◆ EXERCISE TASK ◆
Reproduce the listing below exactly, minus its pictures.

· · · · ·

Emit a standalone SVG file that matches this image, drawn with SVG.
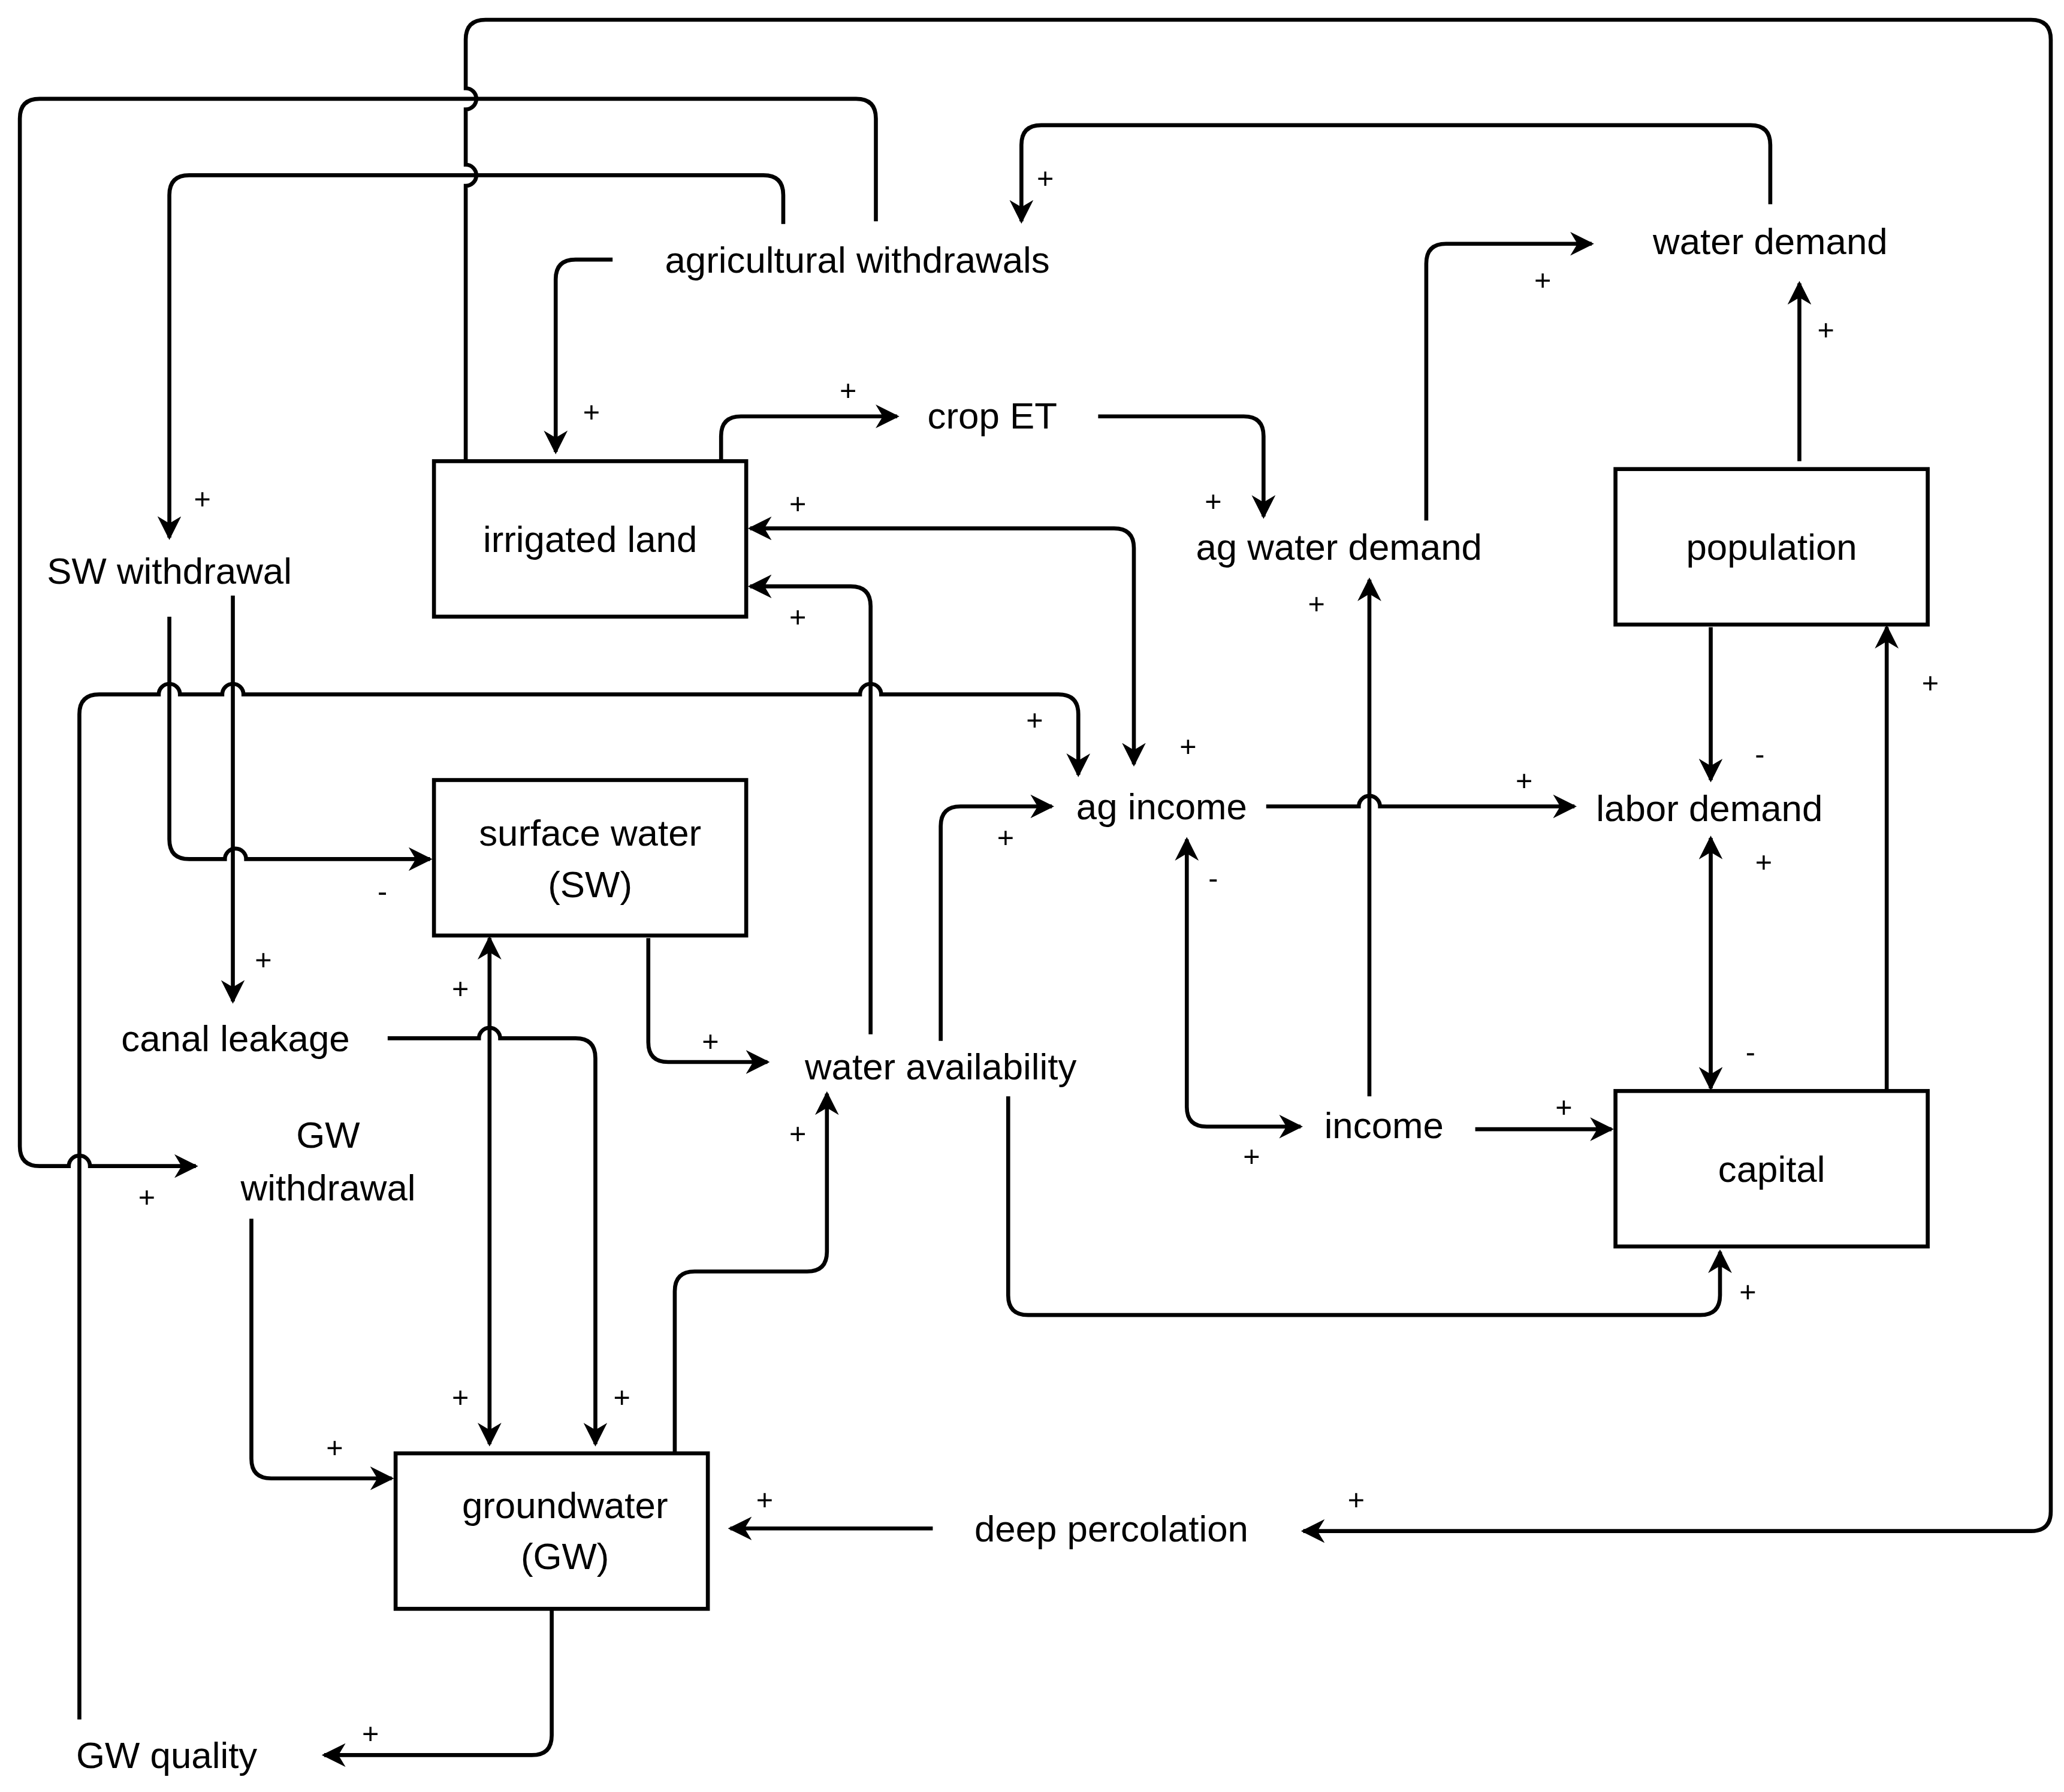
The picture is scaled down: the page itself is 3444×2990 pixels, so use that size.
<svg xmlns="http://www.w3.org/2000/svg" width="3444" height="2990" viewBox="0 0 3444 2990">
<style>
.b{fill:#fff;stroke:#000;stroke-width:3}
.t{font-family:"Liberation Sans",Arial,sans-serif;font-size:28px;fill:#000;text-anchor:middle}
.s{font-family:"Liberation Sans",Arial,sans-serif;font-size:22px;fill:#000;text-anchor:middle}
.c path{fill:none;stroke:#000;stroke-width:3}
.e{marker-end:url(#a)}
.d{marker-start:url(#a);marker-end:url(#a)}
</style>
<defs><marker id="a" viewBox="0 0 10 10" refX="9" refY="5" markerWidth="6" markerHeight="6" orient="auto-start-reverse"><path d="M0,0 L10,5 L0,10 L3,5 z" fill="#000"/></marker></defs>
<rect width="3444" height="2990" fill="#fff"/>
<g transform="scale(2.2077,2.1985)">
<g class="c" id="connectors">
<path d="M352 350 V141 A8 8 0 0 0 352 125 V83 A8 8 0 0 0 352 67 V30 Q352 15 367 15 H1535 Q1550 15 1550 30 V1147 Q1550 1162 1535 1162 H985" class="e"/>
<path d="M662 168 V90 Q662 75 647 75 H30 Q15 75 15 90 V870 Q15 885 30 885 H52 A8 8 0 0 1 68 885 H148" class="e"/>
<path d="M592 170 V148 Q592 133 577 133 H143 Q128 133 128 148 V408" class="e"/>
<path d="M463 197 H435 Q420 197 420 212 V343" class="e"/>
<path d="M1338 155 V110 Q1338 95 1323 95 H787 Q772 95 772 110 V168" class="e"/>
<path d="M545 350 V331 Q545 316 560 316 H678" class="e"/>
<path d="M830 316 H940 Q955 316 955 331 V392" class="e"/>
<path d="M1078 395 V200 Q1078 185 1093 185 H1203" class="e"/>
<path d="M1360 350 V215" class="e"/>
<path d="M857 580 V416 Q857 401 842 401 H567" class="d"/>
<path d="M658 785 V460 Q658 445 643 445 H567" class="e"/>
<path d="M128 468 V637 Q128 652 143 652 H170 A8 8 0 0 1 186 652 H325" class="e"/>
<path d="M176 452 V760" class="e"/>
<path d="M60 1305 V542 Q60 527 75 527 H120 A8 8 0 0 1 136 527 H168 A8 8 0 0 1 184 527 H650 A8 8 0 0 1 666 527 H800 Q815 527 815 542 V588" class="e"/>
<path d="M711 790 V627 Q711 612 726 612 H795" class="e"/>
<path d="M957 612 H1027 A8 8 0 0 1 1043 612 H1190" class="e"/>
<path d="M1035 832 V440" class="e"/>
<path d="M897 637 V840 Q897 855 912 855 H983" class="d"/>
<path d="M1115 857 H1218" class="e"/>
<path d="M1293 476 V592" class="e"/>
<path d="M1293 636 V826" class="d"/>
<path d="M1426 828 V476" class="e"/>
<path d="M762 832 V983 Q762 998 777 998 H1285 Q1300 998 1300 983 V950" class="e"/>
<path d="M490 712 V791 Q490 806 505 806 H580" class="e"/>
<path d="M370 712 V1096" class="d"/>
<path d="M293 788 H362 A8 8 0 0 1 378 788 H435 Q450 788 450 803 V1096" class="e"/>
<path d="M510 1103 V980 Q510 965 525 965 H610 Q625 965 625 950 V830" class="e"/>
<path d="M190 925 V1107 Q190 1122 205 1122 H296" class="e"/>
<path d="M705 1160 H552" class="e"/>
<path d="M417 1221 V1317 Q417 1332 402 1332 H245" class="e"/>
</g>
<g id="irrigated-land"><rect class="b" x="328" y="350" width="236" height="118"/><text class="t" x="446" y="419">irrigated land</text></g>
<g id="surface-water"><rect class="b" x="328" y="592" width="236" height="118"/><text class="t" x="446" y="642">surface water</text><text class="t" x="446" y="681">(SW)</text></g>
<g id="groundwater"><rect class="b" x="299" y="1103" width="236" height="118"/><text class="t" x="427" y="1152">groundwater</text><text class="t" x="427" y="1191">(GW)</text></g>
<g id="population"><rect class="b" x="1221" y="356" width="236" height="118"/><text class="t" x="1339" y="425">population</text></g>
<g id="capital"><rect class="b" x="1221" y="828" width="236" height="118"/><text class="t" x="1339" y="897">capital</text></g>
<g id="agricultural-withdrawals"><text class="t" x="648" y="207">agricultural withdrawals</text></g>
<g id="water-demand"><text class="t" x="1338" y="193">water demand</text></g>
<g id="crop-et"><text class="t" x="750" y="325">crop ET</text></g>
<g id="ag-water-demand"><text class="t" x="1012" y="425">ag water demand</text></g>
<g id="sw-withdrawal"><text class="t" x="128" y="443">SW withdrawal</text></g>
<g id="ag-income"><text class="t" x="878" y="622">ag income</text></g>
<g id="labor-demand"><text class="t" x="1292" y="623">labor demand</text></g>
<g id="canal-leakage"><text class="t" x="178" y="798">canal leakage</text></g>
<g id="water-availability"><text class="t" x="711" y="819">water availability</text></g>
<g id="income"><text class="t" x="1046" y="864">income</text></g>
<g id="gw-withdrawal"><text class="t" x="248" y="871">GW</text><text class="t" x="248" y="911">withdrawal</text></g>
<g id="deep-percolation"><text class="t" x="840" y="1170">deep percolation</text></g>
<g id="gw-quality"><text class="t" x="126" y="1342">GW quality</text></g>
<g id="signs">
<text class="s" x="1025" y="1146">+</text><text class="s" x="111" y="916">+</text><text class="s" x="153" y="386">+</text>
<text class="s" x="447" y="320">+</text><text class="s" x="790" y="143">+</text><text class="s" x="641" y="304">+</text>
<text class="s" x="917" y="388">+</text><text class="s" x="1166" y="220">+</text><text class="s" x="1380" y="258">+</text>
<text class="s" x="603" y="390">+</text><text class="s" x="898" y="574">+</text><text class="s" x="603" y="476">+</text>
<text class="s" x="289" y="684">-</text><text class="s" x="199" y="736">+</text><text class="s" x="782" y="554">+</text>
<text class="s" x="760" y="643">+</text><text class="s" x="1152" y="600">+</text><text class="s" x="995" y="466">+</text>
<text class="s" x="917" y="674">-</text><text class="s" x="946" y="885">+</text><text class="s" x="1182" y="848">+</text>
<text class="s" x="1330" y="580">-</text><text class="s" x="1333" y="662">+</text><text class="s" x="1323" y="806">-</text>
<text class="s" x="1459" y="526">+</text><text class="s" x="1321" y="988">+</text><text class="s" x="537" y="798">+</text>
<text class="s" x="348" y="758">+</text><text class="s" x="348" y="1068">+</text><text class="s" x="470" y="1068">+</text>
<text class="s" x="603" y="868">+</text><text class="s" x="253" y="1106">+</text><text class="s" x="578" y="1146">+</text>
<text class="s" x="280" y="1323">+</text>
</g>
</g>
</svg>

· · · · ·

◆ ANSWER ◆
Emit a standalone SVG file that matches this image, drawn with SVG.
The picture is scaled down: the page itself is 3444×2990 pixels, so use that size.
<svg xmlns="http://www.w3.org/2000/svg" width="3444" height="2990" viewBox="0 0 3444 2990">
<style>
.b{fill:#fff;stroke:#000;stroke-width:3}
.t{font-family:"Liberation Sans",Arial,sans-serif;font-size:28px;fill:#000;text-anchor:middle}
.s{font-family:"Liberation Sans",Arial,sans-serif;font-size:22px;fill:#000;text-anchor:middle}
.c path{fill:none;stroke:#000;stroke-width:3}
.e{marker-end:url(#a)}
.d{marker-start:url(#a);marker-end:url(#a)}
</style>
<defs><marker id="a" viewBox="0 0 10 10" refX="9" refY="5" markerWidth="6" markerHeight="6" orient="auto-start-reverse"><path d="M0,0 L10,5 L0,10 L3,5 z" fill="#000"/></marker></defs>
<rect width="3444" height="2990" fill="#fff"/>
<g transform="scale(2.2077,2.1985)">
<g class="c" id="connectors">
<path d="M352 350 V141 A8 8 0 0 0 352 125 V83 A8 8 0 0 0 352 67 V30 Q352 15 367 15 H1535 Q1550 15 1550 30 V1147 Q1550 1162 1535 1162 H985" class="e"/>
<path d="M662 168 V90 Q662 75 647 75 H30 Q15 75 15 90 V870 Q15 885 30 885 H52 A8 8 0 0 1 68 885 H148" class="e"/>
<path d="M592 170 V148 Q592 133 577 133 H143 Q128 133 128 148 V408" class="e"/>
<path d="M463 197 H435 Q420 197 420 212 V343" class="e"/>
<path d="M1338 155 V110 Q1338 95 1323 95 H787 Q772 95 772 110 V168" class="e"/>
<path d="M545 350 V331 Q545 316 560 316 H678" class="e"/>
<path d="M830 316 H940 Q955 316 955 331 V392" class="e"/>
<path d="M1078 395 V200 Q1078 185 1093 185 H1203" class="e"/>
<path d="M1360 350 V215" class="e"/>
<path d="M857 580 V416 Q857 401 842 401 H567" class="d"/>
<path d="M658 785 V460 Q658 445 643 445 H567" class="e"/>
<path d="M128 468 V637 Q128 652 143 652 H170 A8 8 0 0 1 186 652 H325" class="e"/>
<path d="M176 452 V760" class="e"/>
<path d="M60 1305 V542 Q60 527 75 527 H120 A8 8 0 0 1 136 527 H168 A8 8 0 0 1 184 527 H650 A8 8 0 0 1 666 527 H800 Q815 527 815 542 V588" class="e"/>
<path d="M711 790 V627 Q711 612 726 612 H795" class="e"/>
<path d="M957 612 H1027 A8 8 0 0 1 1043 612 H1190" class="e"/>
<path d="M1035 832 V440" class="e"/>
<path d="M897 637 V840 Q897 855 912 855 H983" class="d"/>
<path d="M1115 857 H1218" class="e"/>
<path d="M1293 476 V592" class="e"/>
<path d="M1293 636 V826" class="d"/>
<path d="M1426 828 V476" class="e"/>
<path d="M762 832 V983 Q762 998 777 998 H1285 Q1300 998 1300 983 V950" class="e"/>
<path d="M490 712 V791 Q490 806 505 806 H580" class="e"/>
<path d="M370 712 V1096" class="d"/>
<path d="M293 788 H362 A8 8 0 0 1 378 788 H435 Q450 788 450 803 V1096" class="e"/>
<path d="M510 1103 V980 Q510 965 525 965 H610 Q625 965 625 950 V830" class="e"/>
<path d="M190 925 V1107 Q190 1122 205 1122 H296" class="e"/>
<path d="M705 1160 H552" class="e"/>
<path d="M417 1221 V1317 Q417 1332 402 1332 H245" class="e"/>
</g>
<g id="irrigated-land"><rect class="b" x="328" y="350" width="236" height="118"/><text class="t" x="446" y="419">irrigated land</text></g>
<g id="surface-water"><rect class="b" x="328" y="592" width="236" height="118"/><text class="t" x="446" y="642">surface water</text><text class="t" x="446" y="681">(SW)</text></g>
<g id="groundwater"><rect class="b" x="299" y="1103" width="236" height="118"/><text class="t" x="427" y="1152">groundwater</text><text class="t" x="427" y="1191">(GW)</text></g>
<g id="population"><rect class="b" x="1221" y="356" width="236" height="118"/><text class="t" x="1339" y="425">population</text></g>
<g id="capital"><rect class="b" x="1221" y="828" width="236" height="118"/><text class="t" x="1339" y="897">capital</text></g>
<g id="agricultural-withdrawals"><text class="t" x="648" y="207">agricultural withdrawals</text></g>
<g id="water-demand"><text class="t" x="1338" y="193">water demand</text></g>
<g id="crop-et"><text class="t" x="750" y="325">crop ET</text></g>
<g id="ag-water-demand"><text class="t" x="1012" y="425">ag water demand</text></g>
<g id="sw-withdrawal"><text class="t" x="128" y="443">SW withdrawal</text></g>
<g id="ag-income"><text class="t" x="878" y="622">ag income</text></g>
<g id="labor-demand"><text class="t" x="1292" y="623">labor demand</text></g>
<g id="canal-leakage"><text class="t" x="178" y="798">canal leakage</text></g>
<g id="water-availability"><text class="t" x="711" y="819">water availability</text></g>
<g id="income"><text class="t" x="1046" y="864">income</text></g>
<g id="gw-withdrawal"><text class="t" x="248" y="871">GW</text><text class="t" x="248" y="911">withdrawal</text></g>
<g id="deep-percolation"><text class="t" x="840" y="1170">deep percolation</text></g>
<g id="gw-quality"><text class="t" x="126" y="1342">GW quality</text></g>
<g id="signs">
<text class="s" x="1025" y="1146">+</text><text class="s" x="111" y="916">+</text><text class="s" x="153" y="386">+</text>
<text class="s" x="447" y="320">+</text><text class="s" x="790" y="143">+</text><text class="s" x="641" y="304">+</text>
<text class="s" x="917" y="388">+</text><text class="s" x="1166" y="220">+</text><text class="s" x="1380" y="258">+</text>
<text class="s" x="603" y="390">+</text><text class="s" x="898" y="574">+</text><text class="s" x="603" y="476">+</text>
<text class="s" x="289" y="684">-</text><text class="s" x="199" y="736">+</text><text class="s" x="782" y="554">+</text>
<text class="s" x="760" y="643">+</text><text class="s" x="1152" y="600">+</text><text class="s" x="995" y="466">+</text>
<text class="s" x="917" y="674">-</text><text class="s" x="946" y="885">+</text><text class="s" x="1182" y="848">+</text>
<text class="s" x="1330" y="580">-</text><text class="s" x="1333" y="662">+</text><text class="s" x="1323" y="806">-</text>
<text class="s" x="1459" y="526">+</text><text class="s" x="1321" y="988">+</text><text class="s" x="537" y="798">+</text>
<text class="s" x="348" y="758">+</text><text class="s" x="348" y="1068">+</text><text class="s" x="470" y="1068">+</text>
<text class="s" x="603" y="868">+</text><text class="s" x="253" y="1106">+</text><text class="s" x="578" y="1146">+</text>
<text class="s" x="280" y="1323">+</text>
</g>
</g>
</svg>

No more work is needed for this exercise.